## Work required
Copy out all lines where "chart" appears.

## Data shown
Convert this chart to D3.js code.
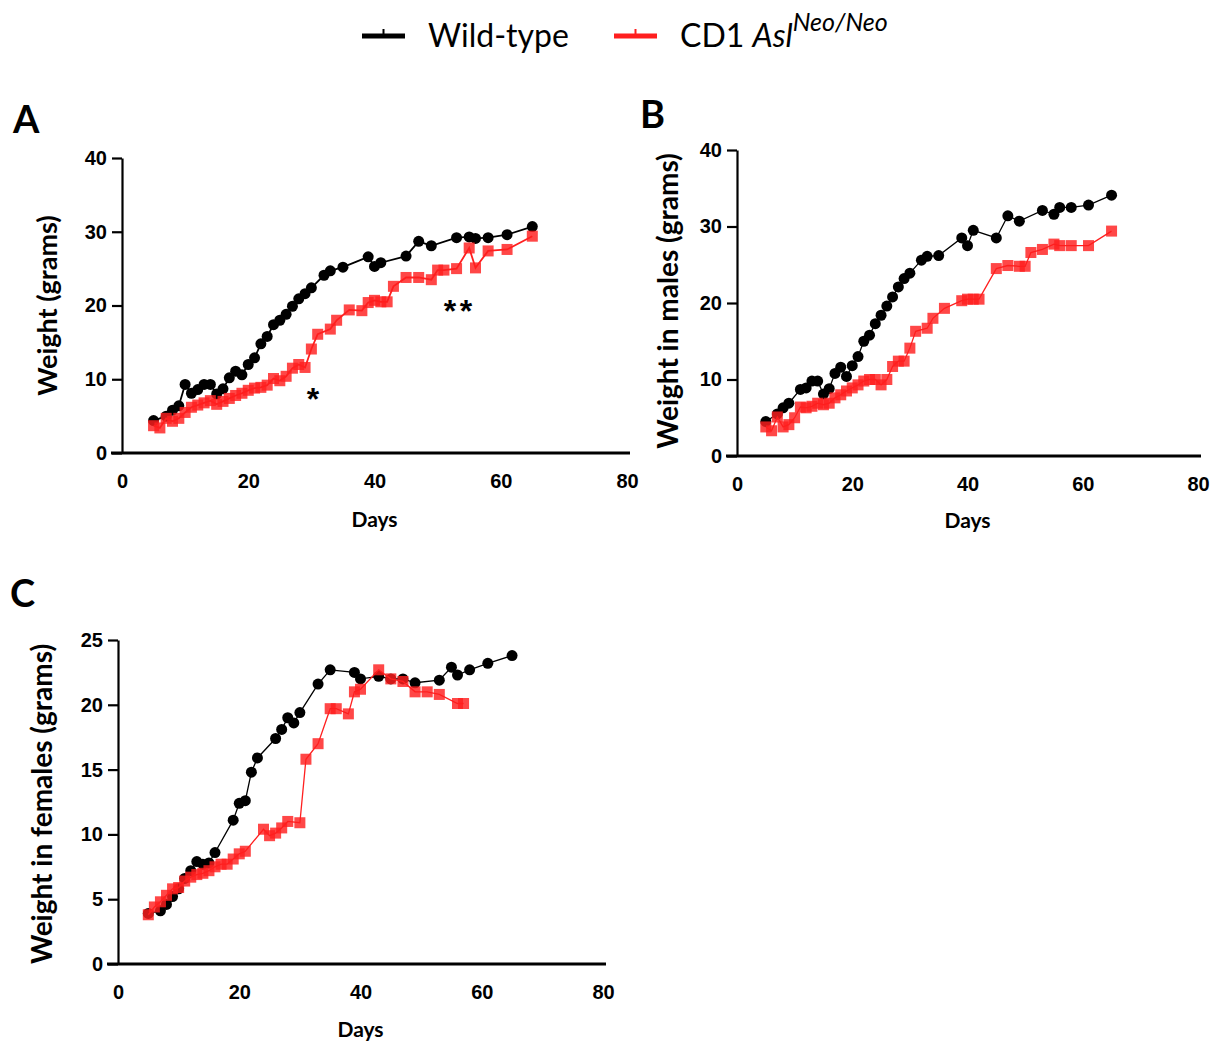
<!DOCTYPE html>
<html>
<head>
<meta charset="utf-8">
<script src="https://cdn.jsdelivr.net/npm/d3@7"></script>
<style>
  body { margin: 0; background: #fff; }
  svg { display: block; }
</style>
</head>
<body>
<svg id="chart" width="1220" height="1044"></svg>
<script>
// shared ticks
var xTicks = [0, 20, 40, 60, 80];
var yTicksAB = [0, 10, 20, 30, 40];
var yTicksC = [0, 5, 10, 15, 20, 25];

// A - all mice
var daysA_wt = [5,7,8,9,10,11,12,13,14,15,16,17,18,19,20,21,22,23,24,25,26,27,28,29,30,32,33,35,39,40,41,45,47,49,53,55,56,58,61,65];
var weightA_wt = [4.4,5.0,5.8,6.4,9.3,8.1,8.6,9.3,9.3,8.0,8.7,10.2,11.1,10.6,12.0,12.9,14.8,15.8,17.4,18.0,18.8,19.9,20.9,21.6,22.4,24.1,24.7,25.2,26.6,25.3,25.8,26.7,28.7,28.1,29.2,29.3,29.1,29.2,29.6,30.7];
var daysA_neo = [5,6,7,8,9,10,11,12,13,14,15,16,17,18,19,20,21,22,23,24,25,26,27,28,29,30,31,33,34,36,38,39,40,41,42,43,45,47,49,50,51,53,55,56,58,61,65];
var weightA_neo = [3.7,3.4,4.7,4.3,4.7,5.5,6.2,6.5,6.8,7.1,6.6,7.0,7.4,7.8,8.1,8.5,8.8,8.9,9.2,10.1,9.8,10.4,11.5,12.0,11.6,14.1,16.1,16.8,18.0,19.4,19.3,20.4,20.7,20.5,20.5,22.6,23.8,23.8,23.5,24.8,24.8,25.0,27.8,25.1,27.4,27.6,29.4];

// B - males
var daysB_wt = [5,7,8,9,11,12,13,14,15,16,17,18,19,20,21,22,23,24,25,26,27,28,29,30,32,33,35,39,40,41,45,47,49,53,55,56,58,61,65];
var weightB_wt = [4.5,5.5,6.3,6.9,8.7,8.9,9.8,9.8,8.1,8.8,10.8,11.6,10.4,11.8,13.0,15.0,15.8,17.3,18.4,19.6,20.8,22.1,23.2,23.9,25.6,26.1,26.2,28.5,27.5,29.5,28.5,31.4,30.7,32.1,31.6,32.5,32.5,32.8,34.1];
var daysB_neo = [5,6,7,8,9,10,11,12,13,14,15,16,17,18,19,20,21,22,23,24,25,26,27,28,29,30,31,33,34,36,39,40,41,42,45,47,49,50,51,53,55,56,58,61,65];
var weightB_neo = [3.8,3.3,5.1,3.8,4.1,5.0,6.4,6.3,6.5,6.9,6.7,6.9,7.6,8.0,8.5,8.9,9.3,9.8,10.0,10.0,9.3,10.0,11.7,12.4,12.4,14.1,16.3,16.7,18.0,19.3,20.3,20.5,20.5,20.5,24.5,24.9,24.8,24.8,26.6,27.0,27.7,27.5,27.5,27.5,29.4];

// C - females
var daysC_wt = [5,7,8,9,10,11,12,13,14,15,16,19,20,21,22,23,26,27,28,29,30,33,35,39,40,43,45,47,49,53,55,56,58,61,65];
var weightC_wt = [3.9,4.1,4.6,5.2,5.8,6.6,7.2,7.9,7.7,7.8,8.6,11.1,12.4,12.6,14.8,15.9,17.4,18.1,19.0,18.6,19.4,21.6,22.7,22.5,22.0,22.2,22.0,22.0,21.7,21.9,22.9,22.3,22.7,23.2,23.8];
var daysC_neo = [5,6,7,8,9,10,11,12,13,14,15,16,17,18,19,20,21,24,25,26,27,28,30,31,33,35,36,38,39,40,43,45,47,49,51,53,56,57];
var weightC_neo = [3.8,4.4,4.8,5.3,5.8,5.9,6.4,6.7,6.9,7.0,7.2,7.5,7.7,7.7,8.1,8.5,8.7,10.4,9.9,10.1,10.5,11.0,10.9,15.8,17.0,19.7,19.7,19.3,21.0,21.2,22.7,22.0,21.8,21.0,21.0,20.8,20.1,20.1];

var RED = "#ff1f1f";
var tickFont = "'Liberation Sans', Arial, sans-serif";
var labelFont = "Lato, 'Open Sans', sans-serif";

var svg = d3.select("#chart");

function zip(days, wts) {
  return days.map(function(d, i) { return { day: d, w: wts[i] }; });
}

function drawPanel(p) {
  var x = d3.scaleLinear().domain([0, 80]).range([p.left, p.right]);
  var y = d3.scaleLinear().domain([0, p.yMax]).range([p.bottom, p.top]);
  var g = svg.append("g");

  // y axis
  var yAxis = g.append("g")
    .attr("transform", "translate(" + p.left + ",0)")
    .call(d3.axisLeft(y).tickValues(p.yTicks).tickSize(10).tickSizeOuter(0).tickPadding(5));
  yAxis.select(".domain").attr("stroke-width", 2.2);
  yAxis.selectAll(".tick line").attr("stroke-width", 2.2);
  yAxis.selectAll("text").style("font", "bold 20px " + tickFont).attr("fill", "#000");

  // x axis: no tick marks, thick baseline extending left of y axis
  var xAxis = g.append("g")
    .attr("transform", "translate(0," + p.bottom + ")")
    .call(d3.axisBottom(x).tickValues(xTicks).tickSize(0).tickPadding(21));
  xAxis.select(".domain").remove();
  xAxis.selectAll("text").style("font", "bold 20px " + tickFont).attr("fill", "#000");
  g.append("line")
    .attr("x1", p.left - 11).attr("x2", p.right + 3)
    .attr("y1", p.bottom).attr("y2", p.bottom)
    .attr("stroke", "#000").attr("stroke-width", 3.2);

  // titles
  g.append("text")
    .attr("transform", "translate(" + p.yTitleX + "," + ((p.top + p.bottom) / 2 + p.yTitleShift) + ") rotate(-90)")
    .attr("text-anchor", "middle")
    .style("font", "bold " + p.yTitleSize + "px " + labelFont)
    .text(p.yTitle);
  g.append("text")
    .attr("x", x(40)).attr("y", p.bottom + p.daysDy)
    .attr("text-anchor", "middle")
    .style("font", "bold 21px " + labelFont)
    .text("Days");
  g.append("text")
    .attr("x", p.letterX).attr("y", p.letterY)
    .style("font", "bold 38px " + labelFont)
    .text(p.letter);

  var line = d3.line().x(function(d) { return x(d.day); }).y(function(d) { return y(d.w); });

  // wild-type
  var wt = zip(p.wtDays, p.wtW);
  g.append("path").datum(wt).attr("d", line)
    .attr("fill", "none").attr("stroke", "#000").attr("stroke-width", p.lw);
  g.selectAll(".wt").data(wt).enter().append("circle")
    .attr("cx", function(d) { return x(d.day); })
    .attr("cy", function(d) { return y(d.w); })
    .attr("r", 5.5).attr("fill", "#000");

  // mutant
  var neo = zip(p.neoDays, p.neoW);
  g.append("path").datum(neo).attr("d", line)
    .attr("fill", "none").attr("stroke", RED).attr("stroke-width", p.lw);
  g.selectAll(".neo").data(neo).enter().append("rect")
    .attr("x", function(d) { return x(d.day) - 5.5; })
    .attr("y", function(d) { return y(d.w) - 5.5; })
    .attr("width", 11).attr("height", 11)
    .attr("fill", RED).attr("fill-opacity", 0.82);

  return { x: x, y: y, g: g };
}

var A = drawPanel({
  left: 122, right: 627, top: 158, bottom: 453, yMax: 40, yTicks: yTicksAB,
  yTitle: "Weight (grams)", yTitleX: 57, yTitleShift: 0, yTitleSize: 27, daysDy: 74,
  letter: "A", letterX: 13, letterY: 133, lw: 1.8,
  wtDays: daysA_wt, wtW: weightA_wt, neoDays: daysA_neo, neoW: weightA_neo
});
// significance marks
A.g.append("text").attr("x", 313).attr("y", 410).attr("text-anchor", "middle")
  .style("font", "bold 32px " + tickFont).text("*");
A.g.append("text").attr("x", 450).attr("y", 322).attr("text-anchor", "middle")
  .style("font", "bold 32px " + tickFont).text("*");
A.g.append("text").attr("x", 466).attr("y", 322).attr("text-anchor", "middle")
  .style("font", "bold 32px " + tickFont).text("*");

drawPanel({
  left: 737, right: 1198, top: 150, bottom: 456, yMax: 40, yTicks: yTicksAB,
  yTitle: "Weight in males (grams)", yTitleX: 678, yTitleShift: -2, yTitleSize: 28, daysDy: 72,
  letter: "B", letterX: 640, letterY: 128, lw: 1.3,
  wtDays: daysB_wt, wtW: weightB_wt, neoDays: daysB_neo, neoW: weightB_neo
});

drawPanel({
  left: 118, right: 603, top: 640, bottom: 964, yMax: 25, yTicks: yTicksC,
  yTitle: "Weight in females (grams)", yTitleX: 52, yTitleShift: 2, yTitleSize: 28, daysDy: 73,
  letter: "C", letterX: 10, letterY: 607, lw: 1.3,
  wtDays: daysC_wt, wtW: weightC_wt, neoDays: daysC_neo, neoW: weightC_neo
});

// legend
var leg = svg.append("g");
[{ x: 362, color: "#000" }, { x: 614, color: RED }].forEach(function(d) {
  leg.append("line").attr("x1", d.x).attr("x2", d.x + 43).attr("y1", 36).attr("y2", 36)
    .attr("stroke", d.color).attr("stroke-width", 5);
  leg.append("line").attr("x1", d.x + 21.5).attr("x2", d.x + 21.5).attr("y1", 36).attr("y2", 29)
    .attr("stroke", d.color).attr("stroke-width", 2);
});
leg.append("text").attr("x", 428).attr("y", 47)
  .style("font", "32px " + labelFont).text("Wild-type");
var t2 = leg.append("text").attr("x", 680).attr("y", 47).style("font", "32px " + labelFont);
t2.append("tspan").text("CD1 ");
t2.append("tspan").style("font-style", "italic").text("Asl");
t2.append("tspan").style("font-style", "italic").style("font-size", "25px")
  .attr("dy", -16).text("Neo/Neo");
</script>
</body>
</html>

## Solution to this task
Convert this chart to D3.js code.
<svg id="chart" width="1220" height="1044"></svg>
var svg = d3.select("#chart");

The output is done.